There is something all Latinos living in the United States have in common; our yearning for a better life for ourselves and our families, and our aspiration to achieve the American Dream. With determination, hard work, and entrepreneurial spirit, we start businesses, find jobs or enroll for education, while making strides to provide a better future for the next generation.
But for Latinos, as for too many Americas, onerous regulations in the form of occupational licensing enact barriers to opportunity as make it costly and time-consuming to join the work force or start a new business.
This month the Institute for Justice (IJ) “License to Work” report gives a well-detailed look at the dreadful state of the issue. The report finds that of 102 occupational licenses reviewed they require on average $267 in fees and nearly a year of training. But perhaps more worrisome is the fact that “licenses vary considerably across states,” pointing out that some states require 4 years of experience to become a licensed residential landscape contractor, while another 40 states require none. That should in itself lead us to question the very existence of such requirements.
Hijinio Camacho, better known as the “Elotero Electronico” is a perfect example of Latino entrepreneurship and hard work. In his 22 years in America his business been growing, and despite numerous setbacks his goal is clear: to open a vendor in each university campus in California.
Unfortunately for Hijinio, he lives in California, a state that licenses a large number of occupations, in fact, it is the most widely and onerously licensed state in the country, according to the IJ report.
Could his business and other Latino entrepreneurs thrive in a friendlier environment with less regulation? We certainly believe so. But despite his success and growing popularity, many others fall through the cracks because of the whims of bureaucrats and narrow interest groups that thrive only by limiting competition.
Hijinio is using his expertise, his creativity, and the new technology available (such as Venmo so his clients can pay electronically) to grow his business. In short, Hijinio is earning good profit by creating value for his customers and for society.
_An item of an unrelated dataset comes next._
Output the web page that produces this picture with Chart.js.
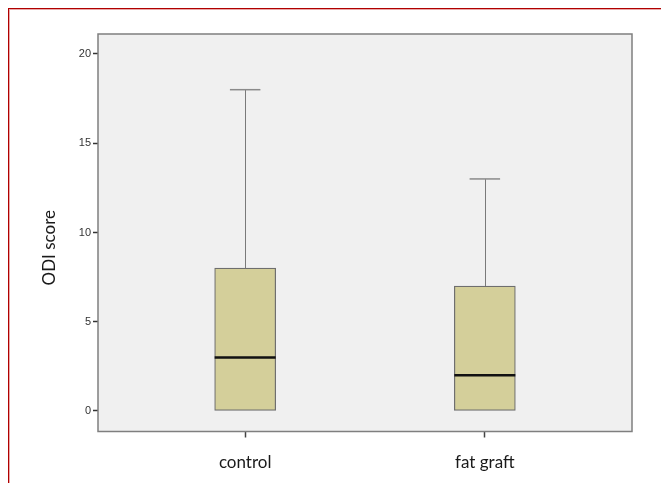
<!DOCTYPE html>
<html>
<head>
<meta charset="utf-8">
<script src="https://cdn.jsdelivr.net/npm/chart.js@4/dist/chart.umd.min.js"></script>
<style>
  html, body { margin: 0; padding: 0; background: #fff; }
  #wrap { position: relative; width: 661px; height: 483px; }
  #frame { position: absolute; left: 8px; top: 8px; width: 700px; height: 600px;
           border-left: 1px solid #b00000; border-top: 1px solid #b00000;
           box-shadow: inset 1px 1px 0 #e9a9a9; pointer-events: none; }
  canvas { position: absolute; left: 0; top: 0; }
</style>
</head>
<body>
<div id="wrap">
<canvas id="c" width="661" height="483"></canvas>
<div id="frame"></div>
</div>
<script>
const categories = ["control", "fat graft"];
const mins    = [0, 0];
const q1      = [0, 0];
const medians = [3, 2];
const q3      = [8, 7];
const maxs    = [18, 13];
const yTicks  = [0, 5, 10, 15, 20];
const yTitle  = "ODI score";

const positions = categories.map((_, i) => i + 1);

const boxPlugin = {
  id: 'boxExtras',
  beforeDraw(chart) {
    const { ctx, chartArea: a } = chart;
    ctx.save();
    ctx.fillStyle = '#f0f0f0';
    ctx.fillRect(a.left, a.top, a.right - a.left, a.bottom - a.top);
    ctx.restore();
  },
  afterDatasetsDraw(chart) {
    const { ctx, chartArea: a } = chart;
    const ys = chart.scales.y;
    const meta = chart.getDatasetMeta(0);
    ctx.save();
    positions.forEach((p, i) => {
      const cx = meta.data[i].x;
      const bw = meta.data[i].width;
      const wx = Math.round(cx) + 0.5;
      ctx.strokeStyle = '#7a7a7a';
      ctx.lineWidth = 1;
      ctx.beginPath();
      ctx.moveTo(wx, ys.getPixelForValue(q3[i]));
      ctx.lineTo(wx, ys.getPixelForValue(maxs[i]));
      ctx.moveTo(wx, ys.getPixelForValue(q1[i]));
      ctx.lineTo(wx, ys.getPixelForValue(mins[i]));
      ctx.stroke();
      ctx.strokeStyle = '#8a8a8a';
      ctx.lineWidth = 1.5;
      ctx.beginPath();
      const yMax = ys.getPixelForValue(maxs[i]);
      ctx.moveTo(cx - bw / 4, yMax);
      ctx.lineTo(cx + bw / 4, yMax);
      ctx.stroke();
      ctx.strokeStyle = '#111';
      ctx.lineWidth = 2.5;
      ctx.beginPath();
      const ym = ys.getPixelForValue(medians[i]);
      ctx.moveTo(cx - bw / 2, ym);
      ctx.lineTo(cx + bw / 2, ym);
      ctx.stroke();
    });
    ctx.strokeStyle = '#7f7f7f';
    ctx.lineWidth = 1.5;
    ctx.strokeRect(a.left, a.top, a.right - a.left, a.bottom - a.top);
    // y axis title (placed slightly below the axis centre, as in the original)
    ctx.translate(50, (a.top + a.bottom) / 2 + 15);
    ctx.rotate(-Math.PI / 2);
    ctx.font = '17px Lato';
    ctx.fillStyle = '#1a1a1a';
    ctx.textAlign = 'center';
    ctx.textBaseline = 'middle';
    ctx.fillText(yTitle, 0, 0);
    ctx.restore();
  }
};

new Chart(document.getElementById('c'), {
  type: 'bar',
  data: {
    datasets: [{
      data: positions.map((p, i) => ({ x: p, y: [q1[i], q3[i]] })),
      backgroundColor: '#d4cf9a',
      borderColor: '#6e6e6e',
      borderWidth: 1.2,
      borderSkipped: false,
      barThickness: 61
    }]
  },
  options: {
    responsive: false,
    animation: false,
    layout: { padding: { top: 34, right: 29, left: 0, bottom: 0 } },
    plugins: { legend: { display: false }, tooltip: { enabled: false } },
    scales: {
      x: {
        type: 'linear',
        offset: false,
        min: 0.386, max: 2.614,
        afterBuildTicks(s) { s.ticks = positions.map(v => ({ value: v })); },
        afterFit(s) { s.height = 51.5; },
        ticks: {
          callback: (v) => categories[Math.round(v) - 1] || '',
          font: { family: 'Lato', size: 17 },
          color: '#1a1a1a',
          padding: 15,
          maxRotation: 0
        },
        grid: { offset: false, drawOnChartArea: false, drawTicks: true, tickLength: 6, tickColor: '#444', tickWidth: 1.5 },
        border: { display: false }
      },
      y: {
        min: -1.15, max: 21.12,
        afterBuildTicks(s) { s.ticks = yTicks.map(v => ({ value: v })); },
        afterFit(s) { s.width = 98; },
        ticks: {
          font: { family: 'Liberation Sans', size: 11 },
          color: '#333',
          padding: 2
        },
        grid: { drawOnChartArea: false, drawTicks: true, tickLength: 5, tickColor: '#333', tickWidth: 1.5 },
        border: { display: false }
      }
    }
  },
  plugins: [boxPlugin]
});
</script>
</body>
</html>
Instead of trying to block other vendors from visiting the same campuses, Hijinio has stayed in business for 22 years by providing something people value.
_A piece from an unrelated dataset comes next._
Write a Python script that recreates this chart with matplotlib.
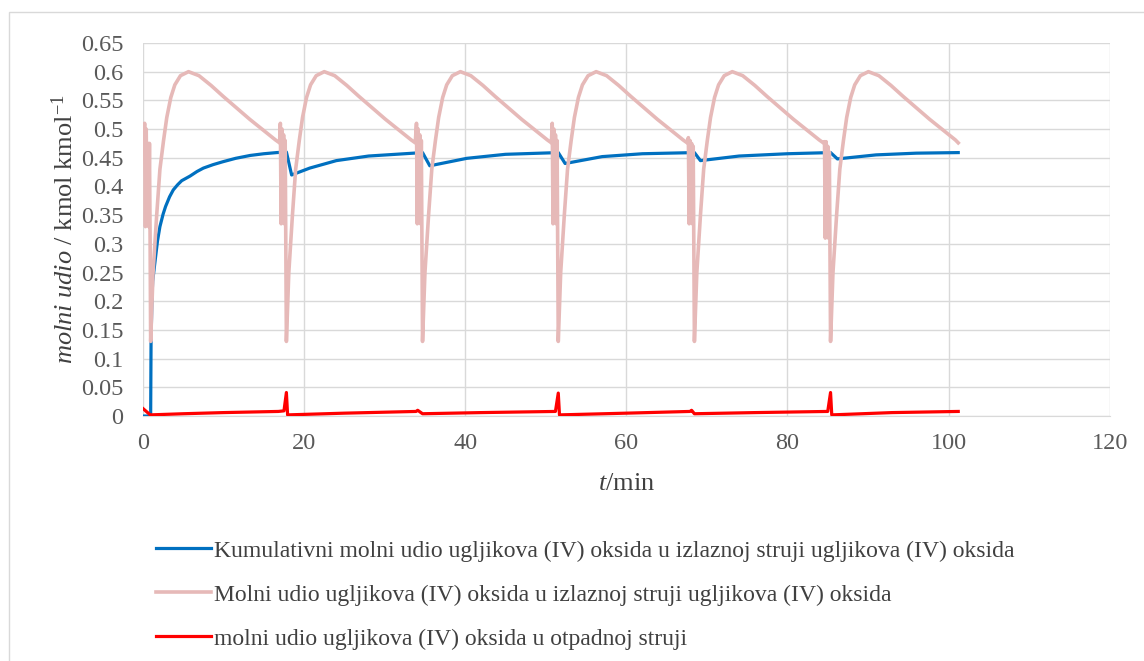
import matplotlib
matplotlib.use("Agg")
import matplotlib.pyplot as plt
from matplotlib.patches import Rectangle

plt.rcParams['font.family'] = ['Liberation Serif', 'DejaVu Serif']
plt.rcParams['mathtext.fontset'] = 'custom'
plt.rcParams['mathtext.rm'] = 'Liberation Serif'
plt.rcParams['mathtext.it'] = 'Liberation Serif:italic'

# ---------------------------------------------------------------------------
#       DATA
# ---------------------------------------------------------------------------

# kumulativni udio CO2 u izlaznoj struji CO2
t_cum = [0, 0.95, 1.0, 1.1, 1.2, 1.5, 1.8, 2.1, 2.5, 2.8, 3.3, 3.76, 4.3, 4.8, 5.83, 6.7, 7.5, 8.7, 9.9,
         11.5, 13.3, 15, 16.6, 17.8,
         18.45, 20.7, 24, 28, 34.7, 35.6, 40.2, 45, 51.55, 52.4, 57, 62, 68.45, 69.2, 74, 80,
         85.35, 86.2, 91, 96, 101.2]
y_cum = [0, 0, 0.13, 0.2, 0.235, 0.27, 0.305, 0.33, 0.352, 0.365, 0.382, 0.394, 0.403, 0.41, 0.418, 0.426,
         0.432, 0.438, 0.443, 0.449, 0.454, 0.457, 0.459, 0.46,
         0.42, 0.432, 0.445, 0.453, 0.459, 0.436, 0.449, 0.456, 0.459, 0.44, 0.452, 0.457, 0.459, 0.445, 0.453, 0.457,
         0.459, 0.448, 0.455, 0.458, 0.459]

# udio CO2 u izlaznoj struji CO2
t_out = [0.1, 0.2, 0.3, 0.4, 0.5, 0.6, 0.7, 0.8, 0.88, 0.95,
         1.25, 1.7, 2.1, 2.55, 2.95, 3.45, 3.95, 4.65, 5.65, 6.95, 8.45, 9.95, 13.25, 16.45, 16.95,
         17.05, 17.15, 17.25, 17.35, 17.45, 17.55, 17.65, 17.72, 17.8,
         18.1, 18.55, 18.95, 19.4, 19.8, 20.3, 20.8, 21.5, 22.5, 23.8, 25.3, 26.8, 30.1, 33.3, 33.8,
         33.95, 34.05, 34.15, 34.25, 34.35, 34.45, 34.55, 34.62, 34.7,
         35.0, 35.45, 35.85, 36.3, 36.7, 37.2, 37.7, 38.4, 39.4, 40.7, 42.2, 43.7, 47.0, 50.2, 50.7,
         50.8, 50.9, 51.0, 51.1, 51.2, 51.3, 51.4, 51.47, 51.55,
         51.85, 52.3, 52.7, 53.15, 53.55, 54.05, 54.55, 55.25, 56.25, 57.55, 59.05, 60.55, 63.85, 67.05, 67.55,
         67.7, 67.8, 67.9, 68.0, 68.1, 68.2, 68.3, 68.37, 68.45,
         68.75, 69.2, 69.6, 70.05, 70.45, 70.95, 71.45, 72.15, 73.15, 74.45, 75.95, 77.45, 80.75, 83.95, 84.45,
         84.6, 84.7, 84.8, 84.9, 85.0, 85.1, 85.2, 85.27, 85.35,
         85.65, 86.1, 86.5, 86.95, 87.35, 87.85, 88.35, 89.05, 90.05, 91.35, 92.85, 94.35, 97.65, 100.85, 101.2]
y_out = [0.48, 0.51, 0.33, 0.50, 0.34, 0.475, 0.33, 0.475, 0.31, 0.13,
         0.25, 0.35, 0.43, 0.48, 0.52, 0.555, 0.577, 0.593, 0.6, 0.593, 0.576, 0.557, 0.517, 0.481, 0.476,
         0.51, 0.335, 0.50, 0.34, 0.49, 0.335, 0.48, 0.32, 0.13,
         0.25, 0.35, 0.43, 0.48, 0.52, 0.555, 0.577, 0.593, 0.6, 0.593, 0.576, 0.557, 0.517, 0.481, 0.476,
         0.51, 0.335, 0.50, 0.34, 0.49, 0.335, 0.48, 0.32, 0.13,
         0.25, 0.35, 0.43, 0.48, 0.52, 0.555, 0.577, 0.593, 0.6, 0.593, 0.576, 0.557, 0.517, 0.481, 0.476,
         0.51, 0.335, 0.50, 0.34, 0.49, 0.335, 0.48, 0.32, 0.13,
         0.25, 0.35, 0.43, 0.48, 0.52, 0.555, 0.577, 0.593, 0.6, 0.593, 0.576, 0.557, 0.517, 0.481, 0.476,
         0.485, 0.335, 0.48, 0.34, 0.475, 0.335, 0.47, 0.32, 0.13,
         0.25, 0.35, 0.43, 0.48, 0.52, 0.555, 0.577, 0.593, 0.6, 0.593, 0.576, 0.557, 0.517, 0.481, 0.476,
         0.478, 0.31, 0.478, 0.33, 0.47, 0.31, 0.46, 0.3, 0.13,
         0.25, 0.35, 0.43, 0.48, 0.52, 0.555, 0.577, 0.593, 0.6, 0.593, 0.576, 0.557, 0.517, 0.481, 0.476]

# udio CO2 u otpadnoj struji
t_waste = [0, 0.9, 5, 10, 16.8, 17.5, 17.8, 17.95, 25, 33.9, 34.1, 34.7, 42, 51.2, 51.55, 51.7,
           60, 67.9, 68.1, 68.45, 76, 85.0, 85.35, 85.5, 93, 101.2]
y_waste = [0.013, 0.002, 0.004, 0.006, 0.008, 0.009, 0.041, 0.002, 0.005, 0.008, 0.01, 0.004, 0.006, 0.008, 0.04, 0.002,
           0.005, 0.008, 0.01, 0.004, 0.006, 0.008, 0.041, 0.002, 0.006, 0.008]

labels = ['Kumulativni molni udio ugljikova (IV) oksida u izlaznoj struji ugljikova (IV) oksida',
          'Molni udio ugljikova (IV) oksida u izlaznoj struji ugljikova (IV) oksida',
          'molni udio ugljikova (IV) oksida u otpadnoj struji']

# ---------------------------------------------------------------------------
#       PLOT
# ---------------------------------------------------------------------------

fig = plt.figure(figsize=(11.44, 6.61), dpi=100)
ax = fig.add_axes([0.125, 0.3706, 0.845, 0.5644])

ax.plot(t_cum, y_cum, color='#0070c0', lw=2.3, label=labels[0], zorder=3)
ax.plot(t_out, y_out, color='#e6b9b8', lw=2.6, label=labels[1], zorder=4)
ax.plot(t_waste, y_waste, color='#ff0000', lw=2.3, label=labels[2], zorder=5)

ax.set_xlim(0, 120)
ax.set_ylim(0, 0.65)
ax.set_xticks(range(0, 121, 20))
yt = [i * 0.05 for i in range(14)]
ax.set_yticks(yt)
ax.set_yticklabels(['0'] + ['%g' % round(v, 2) for v in yt[1:]])
ax.grid(True, color='#d9d9d9', lw=1)
ax.set_axisbelow(True)
for s in ['top', 'right', 'left']:
    ax.spines[s].set_visible(False)
ax.spines['bottom'].set_color('#d9d9d9')
ax.tick_params(axis='y', length=0, labelsize=17.5, colors='#595959', pad=14)
ax.tick_params(axis='x', length=0, labelsize=17.5, colors='#595959', pad=12)

ax.set_xlabel(r'$\it{t}$/min', fontsize=19, color='#404040', labelpad=14)
ax.set_ylabel(r'$\it{molni\ udio}$ / kmol kmol$^{-1}$', fontsize=19, color='#404040', labelpad=2)

leg = fig.legend(loc='upper left', bbox_to_anchor=(0.128, 0.197), frameon=False, fontsize=17,
                 handlelength=2.35, handletextpad=0.1, labelspacing=0.95, borderaxespad=0)
for txt in leg.get_texts():
    txt.set_color('#404040')

fig.patches.append(Rectangle((0.008, -0.01), 1.1, 0.992, transform=fig.transFigure,
                             fill=False, edgecolor='#d9d9d9', lw=1))

fig.savefig('out.png', dpi=100)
Onerous regulations, in the form of occupational licensing rules that squash innovation, entrepreneurship, and the possibility for millions to jump right into the workforce are not just unjust but dishonest.
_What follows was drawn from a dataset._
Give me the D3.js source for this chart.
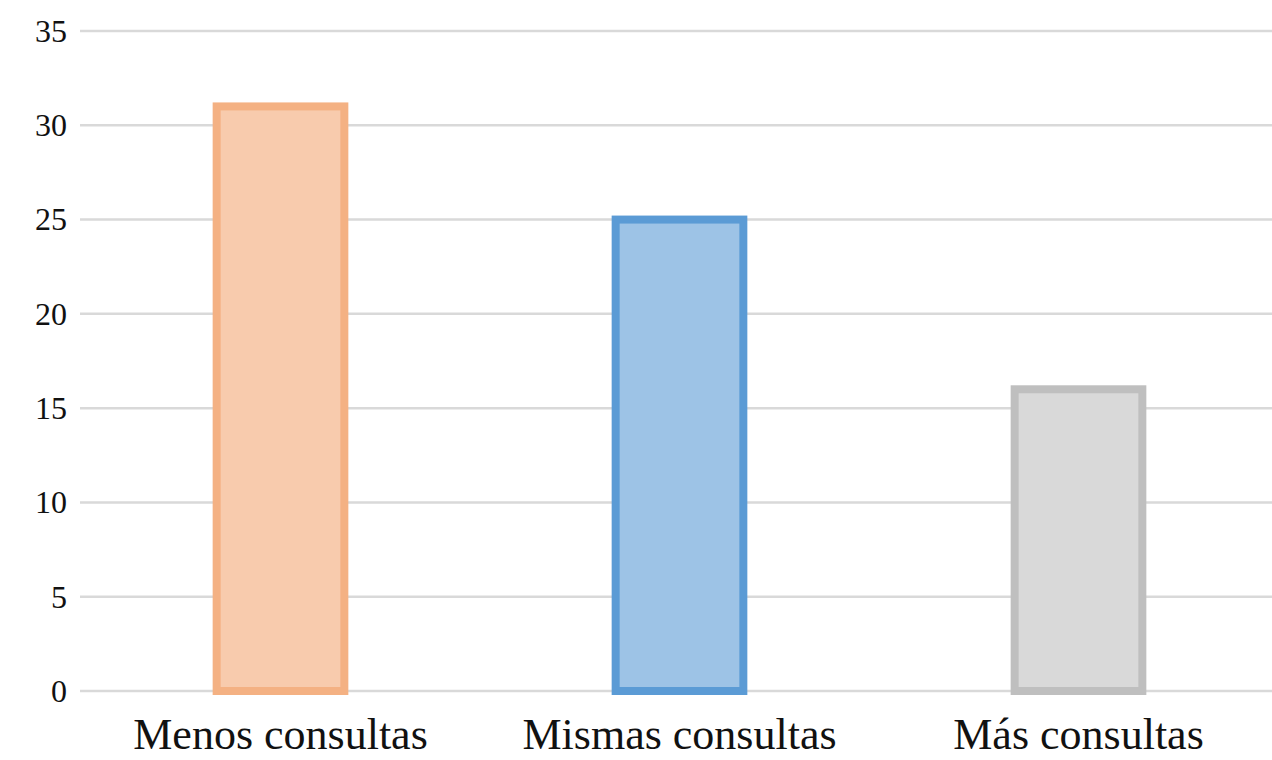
<!DOCTYPE html>
<html>
<head>
<meta charset="utf-8">
<script src="https://cdn.jsdelivr.net/npm/d3@7"></script>
<style>
  body { margin: 0; background: #ffffff; }
</style>
</head>
<body>
<div id="chart"></div>
<script>
// Data
const categories = ["Menos consultas", "Mismas consultas", "Más consultas"];
const values = [31, 25, 16];
const yTicks = [0, 5, 10, 15, 20, 25, 30, 35];

// Colours per bar
const fills = ["#f8cbad", "#9dc3e6", "#d9d9d9"];
const strokes = ["#f4b183", "#5b9bd5", "#bfbfbf"];

const fontFamily = "'Liberation Serif', 'DejaVu Serif', 'Times New Roman', serif";
const width = 1272;
const height = 760;

const svg = d3.select("#chart")
    .append("svg")
    .attr("width", width)
    .attr("height", height);

const x = d3.scaleBand()
    .domain(categories)
    .range([81, 1278])
    .paddingInner(0.68)
    .paddingOuter(0.34);

const y = d3.scaleLinear()
    .domain([0, 35])
    .range([691, 31]);

// Gridlines
svg.append("g")
    .selectAll("line")
    .data(yTicks)
    .enter().append("line")
    .attr("x1", 80)
    .attr("x2", width)
    .attr("y1", d => y(d))
    .attr("y2", d => y(d))
    .attr("stroke", "#d9d9d9")
    .attr("stroke-width", 2.5);

// Y tick labels
svg.append("g")
    .selectAll("text")
    .data(yTicks)
    .enter().append("text")
    .attr("x", 67)
    .attr("y", d => y(d))
    .attr("dy", "0.34em")
    .attr("text-anchor", "end")
    .attr("font-family", fontFamily)
    .attr("font-size", 32)
    .attr("fill", "#111")
    .text(d => d);

// Bars
const bw = x.bandwidth();
svg.append("g")
    .selectAll("rect")
    .data(values)
    .enter().append("rect")
    .attr("x", (d, i) => x(categories[i]))
    .attr("y", d => y(d))
    .attr("width", bw)
    .attr("height", d => y(0) - y(d))
    .attr("fill", (d, i) => fills[i])
    .attr("stroke", (d, i) => strokes[i])
    .attr("stroke-width", 8);

// Category labels
svg.append("g")
    .selectAll("text")
    .data(categories)
    .enter().append("text")
    .attr("x", d => x(d) + bw / 2)
    .attr("y", 749)
    .attr("text-anchor", "middle")
    .attr("font-family", fontFamily)
    .attr("font-size", 44)
    .attr("fill", "#111")
    .text(d => d);
</script>
</body>
</html>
The moral of the Hijinio’s story is clear: the best way to help people is to remove artificial barriers so they can help themselves, earn good profit, and live a more fulfilling life while they pursue their dreams, goals, and aspirations.
The one thing Hispanics and all Americans needs to thrive is a less intruding government, lighter regulation, and a simpler tax code. Everything else is in the individual and their creative spirit.